Dads don’t generally waste as much energy as moms worrying about the four food groups, either. To them, food is fuel. And the object is to tank up—preferably without forks and, ideally, without plates—so you can return to what you were doing when hunger struck.

“We made sandwiches with Dad for lunch,” I remember Helen announcing as I’d return home from running errands when she and her sister were small.

I could tell. A knife still stood buried in the peanut butter jar in the middle of the table kitchen table. Surrounding it were all the signs of a motherless feeding frenzy—paper towels, crumbs and huge hunks of cast off crusts.

“Did you have anything to drink?” I’d ask. (I’d learned that dads making dinner got so intent on the dietary bulk of the meal that they’d usually forget the liquid part.)

“Oh, yes,” said Helen. “Red Kool Aid.
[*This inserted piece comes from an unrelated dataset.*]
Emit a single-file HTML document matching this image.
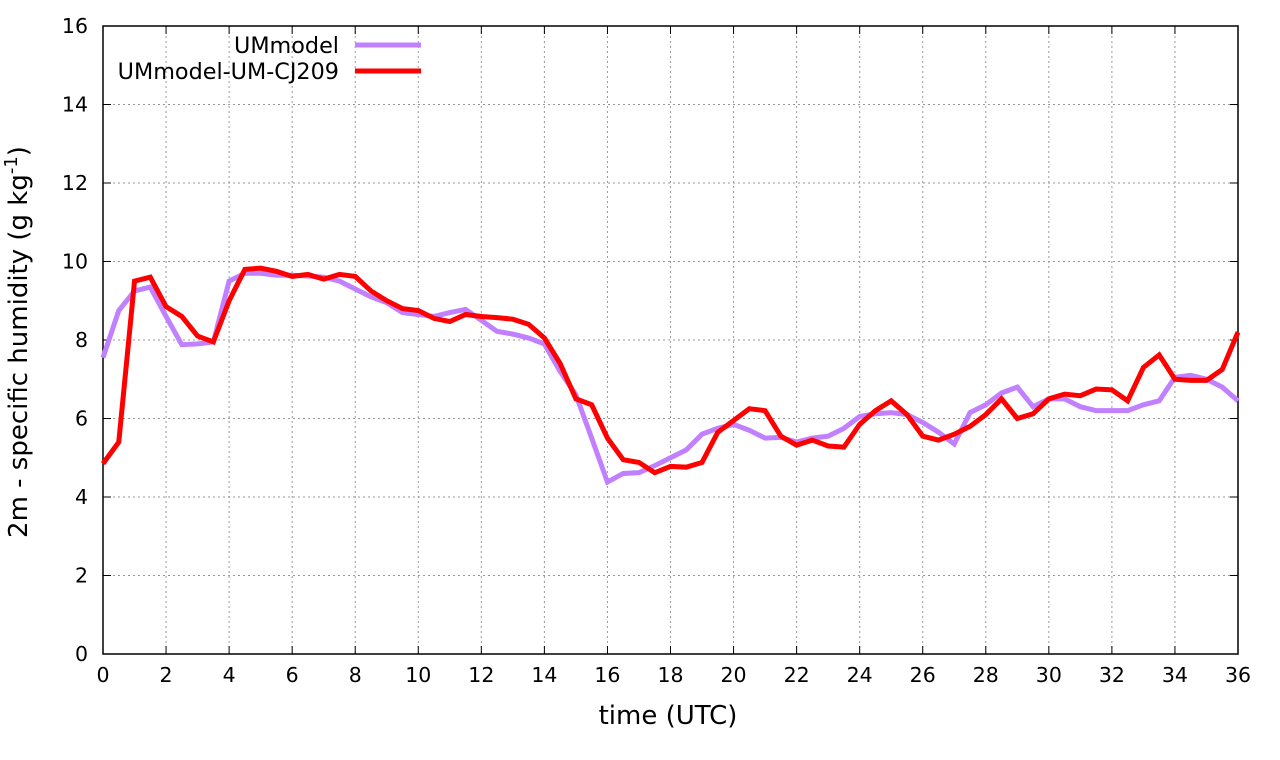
<!DOCTYPE html>
<html><head><meta charset="utf-8"><style>
body{margin:0;background:#fff}
svg{display:block;font-family:"DejaVu Sans",sans-serif}
</style></head><body>
<svg id="chart" width="1280" height="760"></svg>
<script>
const times=[];for(let i=0;i<=72;i++)times.push(i/2);
const umModel=[7.55,8.75,9.25,9.35,8.6,7.88,7.9,7.95,9.5,9.7,9.7,9.65,9.65,9.63,9.6,9.5,9.3,9.1,8.95,8.7,8.65,8.6,8.7,8.78,8.5,8.22,8.15,8.05,7.9,7.2,6.6,5.5,4.38,4.6,4.62,4.8,5.0,5.2,5.6,5.75,5.85,5.7,5.5,5.52,5.4,5.5,5.55,5.75,6.05,6.12,6.15,6.1,5.9,5.65,5.35,6.15,6.35,6.65,6.8,6.3,6.5,6.5,6.3,6.2,6.2,6.2,6.35,6.45,7.05,7.1,7.0,6.8,6.45];
const umCJ209=[4.85,5.4,9.5,9.6,8.85,8.6,8.1,7.95,9.0,9.8,9.83,9.75,9.62,9.67,9.55,9.67,9.62,9.25,9.0,8.8,8.75,8.55,8.47,8.65,8.6,8.57,8.53,8.4,8.05,7.4,6.5,6.35,5.5,4.95,4.88,4.62,4.78,4.76,4.88,5.65,5.95,6.25,6.2,5.55,5.32,5.45,5.3,5.27,5.85,6.2,6.45,6.1,5.55,5.45,5.6,5.8,6.1,6.5,6.0,6.12,6.5,6.62,6.58,6.75,6.73,6.45,7.3,7.62,7.0,6.97,6.97,7.25,8.2];
const xTicks=[0,2,4,6,8,10,12,14,16,18,20,22,24,26,28,30,32,34,36];
const yTicks=[0,2,4,6,8,10,12,14,16];
const NS="http://www.w3.org/2000/svg";
const svg=document.getElementById('chart');
const L=103,R=1238,T=26,B=654;
const xs=v=>L+(v/36)*(R-L), ys=v=>B-(v/16)*(B-T);
function mk(tag,attrs,parent){const e=document.createElementNS(NS,tag);for(const k in attrs)e.setAttribute(k,attrs[k]);(parent||svg).appendChild(e);return e;}
const grid=mk('g',{});


xTicks.forEach(t=>{
 if(t>0&&t<36)mk('line',{x1:xs(t),x2:xs(t),y1:T,y2:B,stroke:'#999','stroke-dasharray':'2,3','stroke-width':1},grid);
 mk('line',{x1:xs(t),x2:xs(t),y1:B,y2:B-8,stroke:'#000'});mk('line',{x1:xs(t),x2:xs(t),y1:T,y2:T+8,stroke:'#000'});
 const tx=mk('text',{x:xs(t),y:B+28,'text-anchor':'middle','font-size':20.5});tx.textContent=t;
 
 
});
yTicks.forEach(t=>{
 if(t>0&&t<16)mk('line',{x1:L,x2:R,y1:ys(t),y2:ys(t),stroke:'#999','stroke-dasharray':'2,3','stroke-width':1},grid);
 mk('line',{x1:L,x2:L+8,y1:ys(t),y2:ys(t),stroke:'#000'});mk('line',{x1:R,x2:R-8,y1:ys(t),y2:ys(t),stroke:'#000'});
 const tx=mk('text',{x:L-15,y:ys(t)+7,'text-anchor':'end','font-size':20.5});tx.textContent=t;
 
 
});
const frame=mk('rect',{x:L,y:T,width:R-L,height:B-T,fill:'none',stroke:'#000','stroke-width':1.5});


function series(vals,color,name){
 const p=mk('polyline',{points:vals.map((v,i)=>xs(times[i])+','+ys(v)).join(' '),fill:'none',stroke:color,'stroke-width':5,'stroke-linejoin':'miter'});
 
 
}
series(umModel,'#c080ff','series-ummodel');
series(umCJ209,'#ff0000','series-ummodel-um-cj209');
function leg(y,label,color,name){
 const g=mk('g',{});
 
 
 const t=mk('text',{x:339,y:y+8,'text-anchor':'end','font-size':22.3},g);t.textContent=label;
 mk('line',{x1:355,x2:421,y1:y,y2:y,stroke:color,'stroke-width':5},g);
}
leg(45,'UMmodel','#c080ff','legend-entry-ummodel');
leg(71,'UMmodel-UM-CJ209','#ff0000','legend-entry-cj209');
const xt=mk('text',{x:668,y:724,'text-anchor':'middle','font-size':26});
xt.textContent='time (UTC)';


const yt=mk('text',{transform:'translate(27,342) rotate(-90)','text-anchor':'middle','font-size':26});


yt.appendChild(document.createTextNode('2m - specific humidity (g kg'));
const sup=mk('tspan',{'baseline-shift':'super','font-size':18},yt);sup.textContent='-1';
const close=mk('tspan',{},yt);close.textContent=')';
</script>
</body></html>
But we spilled some and Dad wiped it all up so the floors wouldn’t be sticky.”

I could tell. My oak Lazy Susan was glued to the table top and I could see a mound of pink stained paper towels heaped into the wastebasket. “Don’t say anything to your Mom,” he must have instructed as he unraveled a long, billowing expanse off the towel holder at the other side of the room. The sponge next to the sink, however, was dry as a bone.

I always figured this behavior dated back to the time when a guy’s bandana had to suffice for a cleaning cloth and his water was rationed from a canteen. Or, maybe it was the natural result of too many boyhood confrontations with a mom who didn’t understand there was no time to tidy up your trail when the Injuns were after you. Most likely, it stems from a little bit of both. I do know that, somewhere along the line, dads came to rely on “dry” cleaning to cope with spills and splatters.

I had to remind myself that this very same cavalier kitchen attitude had been adding spice and excitement to father-child relationships, mine included, since the first time a woman walked away from her hearth for any amount of time. I’d bite my tongue, wet the sponge, and remember my dad’s special corn chowder out of a can. And I’d especially think of Grandpa.

It was a rare and festive occasion when my grandma would drive off alone to go shopping, and my grandpa would let us take full advantage. (For those of you who read about her in Letting Myself Stay, I’m not talking about my mild-mannered Nana who’d offer us dessert all the time because she thought we were company and she’d probably just served us a meal but couldn’t really remember. This was my other, omnipresent grandma, who once told me she liked to dust. She policed her cookie supply and seemed to think the earth would spin off its axis if you ate more than two a day or, Heaven forbid, consumed your food groups in the wrong order.)

“Is she gone yet?” my grandpa would wonder with boyish impatience as my sister and I watched the big, blue Ford back down the driveway. We’d wait until she was safely on her way and then race into the kitchen straight for the cookie jar.

“Don’t tell your grandmother!” Grandpa always reminded us with a devilish smile as he scooped most of the crumbs into a napkin and double-checked us for Oreo moustaches.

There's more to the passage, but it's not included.